My partner has just told me, (I'm 15 weeks pregnant) he wants to be our baby's full-time carer. At the moment this makes sense because a) I' a writer and journalist and can earn good money working from home
b) he got made redundant two years ago and the business he's been trying to set up since last summer hasn't got off the ground.
My problem is that he's been drinking a lot recently. He says its because he's depressed and he feels he would be the better of the both of us at being 'mum'. He wanted children more than I did, with his last girlfriend they tried IVF five times before giving up. Thankfully I conceived naturally after five months, I'm 38.
Thing is I'm not so sure, I kind of wanted to give up work for a few months - although the thought of it scares me. Thankfully I can work from home. Is anyone else in this situation.

Jackstini Wed 16-Jul-08 15:25:53

My dh is the major care out of the 2 of us. He works part time and I work full time, mostly from home.
You could still give up work for a few months, then dp could take over after that.
However, that is probably a year away.
Are you worried he is using being a full time Dad as an excuse for giving up on his business?
How much is he drinking and is his depression work related? He would obviously have to have this well under control or you will not want to leave your baby with him!

lalalonglegs Wed 16-Jul-08 15:35:21

I'd be worried about the drinking, tbh, and it sounds as if he is using childcare as an excuse to opt out of his business. If he did become the child's carer, I suspect you'd end up being the primary breadwinner permanently - have you talked to him about what his plans are for the family finances in the long term? Focus when you discuss this on what he will do and what his initiatives will be. His response or lack of it will tell you a lot.

missblythe Wed 16-Jul-08 15:40:08

Are you working for a magazine/paper at the moment?

If so, you'll get a year of maternity leave to decide, so you can delay making the decision until the baby is nine months old.

Then, if he's sorted out his drinking and is still keen to be baby's no.1 carer (and you're happy with that and want to go back to work) then you can do that.

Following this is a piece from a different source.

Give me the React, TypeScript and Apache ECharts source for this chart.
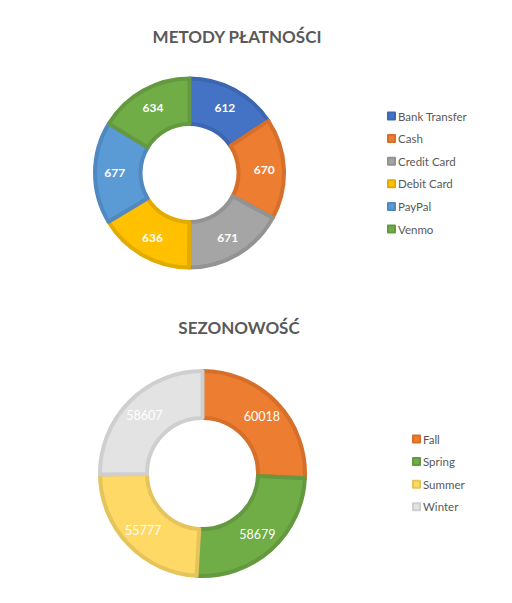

No need to rush, and you don't have to make any unbreakable commitments yet.

LoveActually Wed 16-Jul-08 18:23:12

Thank you for your kind words.
I'm freelance, so the only money I'll get is the state maternity pay.
He's not happy with the amount he drinks and he's agreed to go to AA, but wants me to go with him.
I think I will have to see how that goes, he does only drink when he's feeling low. I think he feels a bit powerless at the mo. But you are all right, I need to see how these things go, but better to address it now than just after the baby is born!
At least I'm not the only woman who's the breadwinner! I didn't ever think I'd be in that situation but at least two of my friends, who also have children, have ended up being the sole earners. Their partners, like mine, have had unsuccessful attempts to set up businesses.
xxx

slug Thu 17-Jul-08 17:03:03

My husband was depressed and drinking rather heavily when he dropped the bombshell when our dd was 10 months old that he wanted to give up work. I was worried about how he would cope. But you know what? It was the best thing we ever did.

Think of the positives. This is one of the few career breaks that looks good on a CV. DH went back to work 3 weeks ago after 6 years as a SAHD and he is sure one of the reasons he got an interview was that it made him stand out from the crowd. The interviewers seemed impressed with him simply because of it. (Of course, we women are just expected to get on with it but a male?? Wonder man!! hmm )

Personally I didn't think he would last more than 6 months (I even had a bet with his mother, she thought he'd last 6 weeks) However, he persevered and now he has a simply wonderful relationship with his daughter. She has learnt that men can be nurturing, that they are capable of cooking and changing a nappy and that housework is not simply a woman's domain.

What I'm trying to say is don't dismiss it out of hand. We found it worked really well for us. DH is a happier and more contented man now than he was when I met him. The break from work stress did him the world of good and he got what so few men allow themselves to have, a real appreciation of his daughter and the work that goes into raising a child.

MsDemeanor Thu 17-Jul-08 18:13:04

Could be wonderful for you. You'd still be at home so could work and have lunch with the baby and take the afternoon off and go to the park etc You could even combine work and breastfeeding. It wouldn't have to mean you felt pushed out.
It is worth considering. Alternatively you could discuss ways to both work part time and share the childcare - ie he could find a basic job for one, two or three days a week during which you would take over with your baby. Obviously you wouldn't want him drinking to excess while he is actually looking after the baby.
And while I can totally sympathise and empathise with your worries about being pushed out of your own child's life, I do have a problem with the title of this thread to be honest. A man looking after his own child wouldn't IMO be 'playing mum', he be 'being dad'.

cory Fri 18-Jul-08 11:32:47

My db is a fulltime SAHD and it is working brilliantly. Unless his drinking problems are on a scale where you feel he wouldn't be safe or able cut down, I would go for it! It's a chance for him to get his life back on track, it makes financial sense if he is not earning much anyway and you would still be able to do flexible hours and have time with the baby.

Dh and I shared looking after dd when she was a baby and it was the best thing we've ever done.

iBundle Fri 18-Jul-08 11:36:27

i thought you meant cross dressing from the title!

I too would be worried re: drinking

how much time could you afford to take off?